Dr. Izquierdo-Porrea said, "Life is all about choices." On her slides, she had a quote by Voltaire. "I have chosen to be happy because it is good for my health." I loved her story about a patient who said that he wanted her to be his "Angel of Health."

Following the keynote was a panel discussion on "Choosing Wisely," which is a national campaign "aimed to help patients take a more involved role in their health care by learning to choose medical tests and treatments that are supported by scientific evidence, are not duplicative of past tests or procedures, and are truly necessary for diagnosis or treatment."

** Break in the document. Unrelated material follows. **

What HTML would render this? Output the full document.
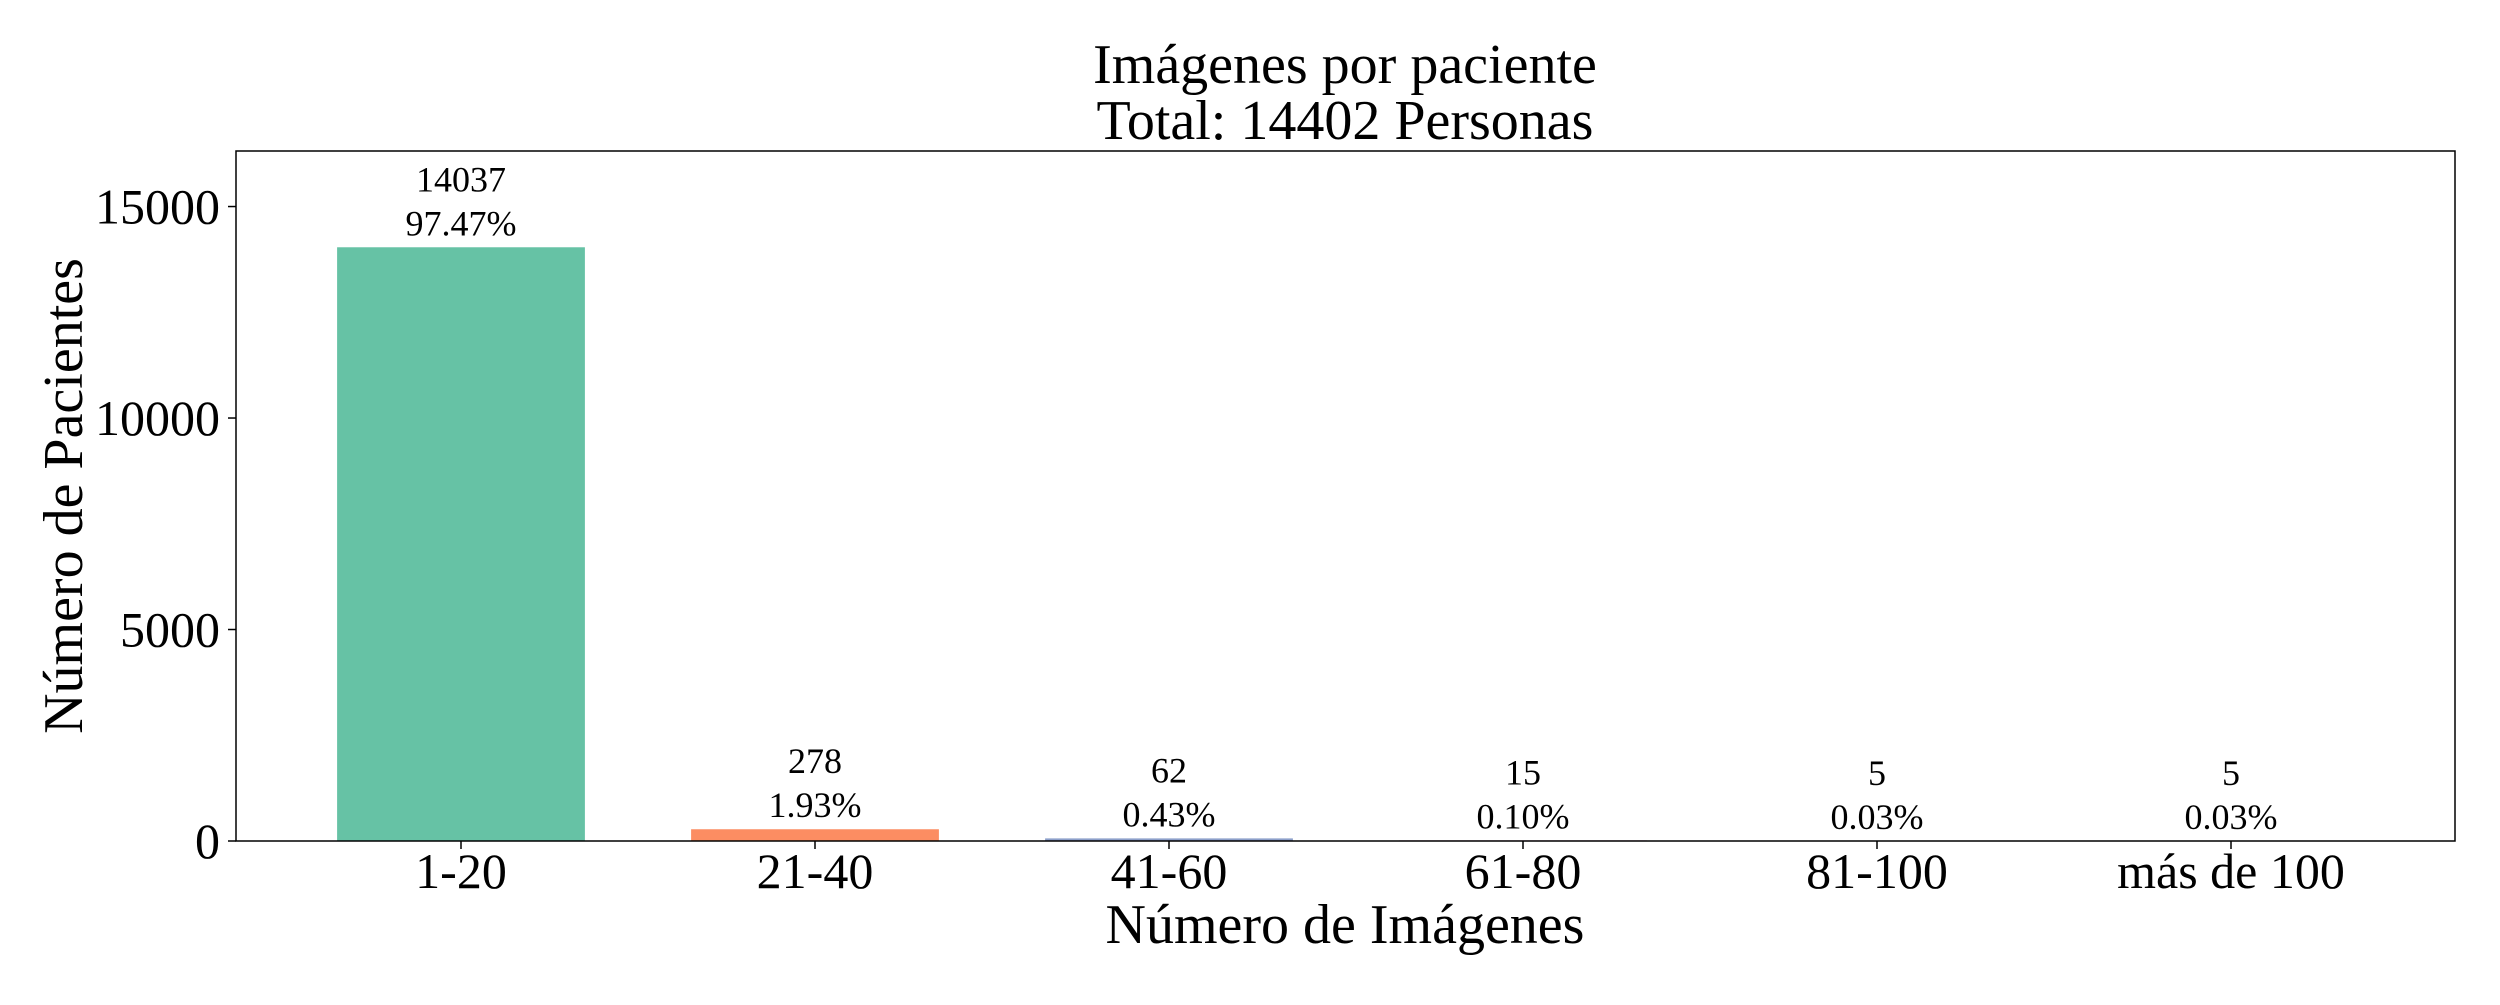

The panelists included moderator John Burton, M.D., Director, Johns Hopkins Geriatric Education Center, Professor of Medicine, Johns Hopkins University School of Medicine; Matt McNabney, M.D., Associate Professor of Medicine, and Ariel Green, M.D., Assistant Professor of Medicine, both with Johns Hopkins University, School of Medicine, Division of Geriatrics and Gerontology.

Dr. Burton cited the start of doctors seriously considering the high cost of health care and their role in helping to lower health costs with an article, "Medicine's Ethical Responsibility for Health Care Reform – The Top Five List."

Brody's proposal was the impetus for a study in 2010 of three primary care specialties looking at which diagnostic tests and procedures could be safely reduced in the treatment of patients. There are now 70 specialty groups continuing the conversation about low value services.

Dr. McNabney and Dr. Green, members of the American Geriatric Society, discussed medications. They stressed that doctors should not prescribe a medication without checking all of the patient's medications and that medication should be stopped after one year if there is no change in the patient's condition, especially in patients with dementia.

After lunch and an awards ceremony, the program began with "Caregivers Stress, End of Life Decisions, and Dignity," an interactive performance by the Maryland Mental Health Players of the Mental Health Association of Maryland.

Characters included in the three vignettes were a caregiver, a dying mother, her son and daughter, the doctor and the activities director at a nursing home. After each act, the players stayed in role and audience members had the opportunity to comment.

Diane Megargel, group leader, facilitated the interaction. This format got people to discuss topics that are often avoided.

The last presentation was on "Intimacy and Sexuality for Seniors," presented by Ruth Kershner, MA, MSW, LCSW-C, certified long term care ombudsman, Montgomery County. Kershner provided an overview of the attitudes and treatment of sexual relationships for senior living. She discussed the issue of choice for seniors who are considered competent and for seniors who have dementia. Through case studies and discussion, she taught positive methods to handle inappropriate sexual behavior due to dementia.

Kershner said that seniors need touch; they need love, intimacy and sex. She stated that senior living facilities should have sexuality policies and that residents have rights – all needs should be met. She recommended that if you think there is sexual activity going on in a resident's room, use the KISS rule: Knock; Introduce yourself; State your purpose; and Smile!